Rupiah membukukan pelemahan 4 hari beruntun melawan dolar Amerika Serikat (AS) hingga perdagangan Selasa lalu (10/8) sebelum libur 1 Muharram Rabu kemarin.
Spekulasi bank sentral AS (The Fed) akan melakukan tapering (aksi pengurangan pembelian aset) di tahun ini membuat dolar AS perkasa dan rupiah melemah 0,14% ke Rp 14.380/US$ pada 2 hari lalu.

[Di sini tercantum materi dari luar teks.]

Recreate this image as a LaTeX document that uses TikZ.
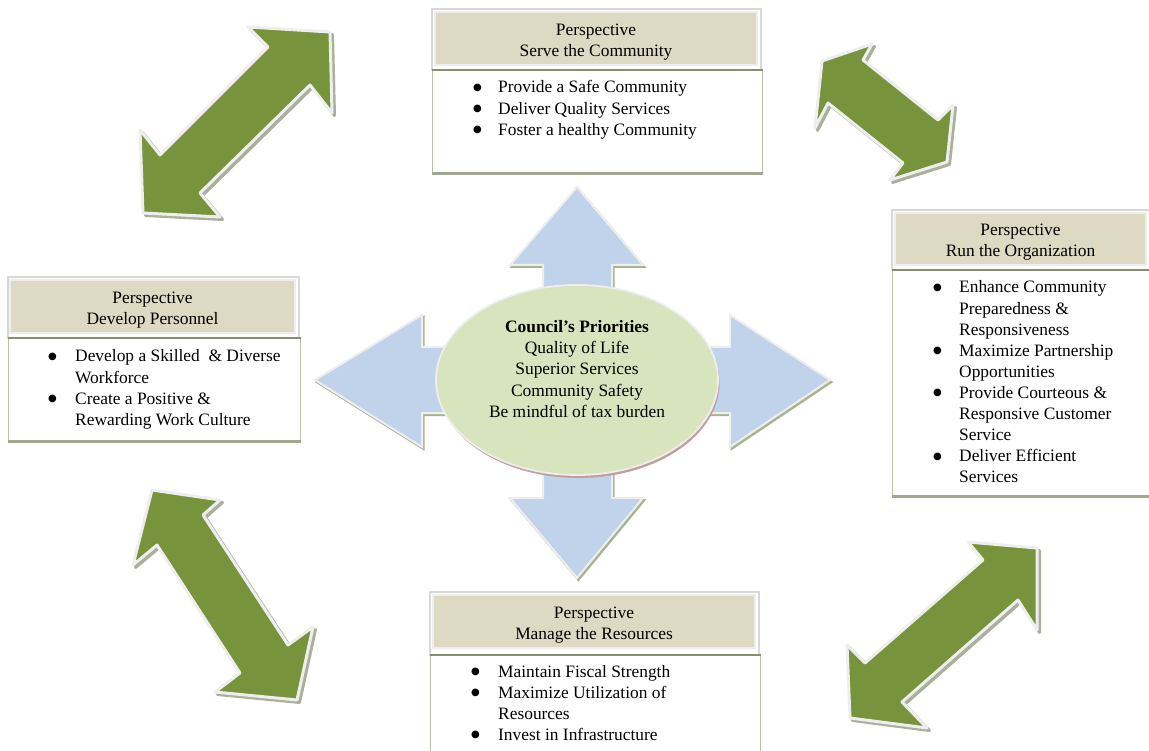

Namun, pada perdagangan Kamis (12/8/2021) rupiah berpeluang bangkit sebab dolar AS kini sedikit tertekan akibat rilis data inflasi yang lebih rendah dari prediksi.
Indeks Dolar AS kemarin melemah 0,14% ke 92,922, dan berlanjut turun 0,03% pagi ini.
Inflasi yang dilihat dari consumer price index (CPI) di bulan Juli tumbuh 0,5% dari bulan sebelumnya (month-to-month/MtM), lebih sama dengan prediksi Reuters. Sementara dibandingkan tahun sebelumnya (year-on-year/YoY) inflasi tumbuh 5,4%.
Sementara inflasi inti tumbuh 0,3% MtM, lebih rendah dari prediksi 0,4% MtM. Secara tahunan inflasi inti tumbuh 4,3%.
Rupiah masih memilik potensi menguat, sebab masih bergerak di bawah rerata pergerakan 50 hari (moving average 50/MA 50), dan MA 100 yang berada di kisaran Rp 14.410/US$. Apalagi indikator stochastic belum mencapai wilayah jenuh jual (oversold).
Stochastic merupakan leading indicator, atau indikator yang mengawali pergerakan harga. Ketika Stochastic mencapai wilayah overbought (di atas 80) atau oversold (di bawah 20), maka harga suatu instrumen berpeluang berbalik arah.
Ketika rupiah yang disimbolkan USD/IDR mencapai wilayah oversold, maka ada kemungkinan berbalik naik, artinya rupiah melemah.
Jika menembus ke bawah Rp 14.350/US$, rupiah berpeluang menguat ke support terdekat berada di kisaran Rp 14.300/US$ yang menjadi target penguatan. Penembusan ke bawah level tersebut akan membuka peluang ke Rp 14.270/US$ hingga Rp 14.260/USD atau MA 200 yang akan menjadi support kuat.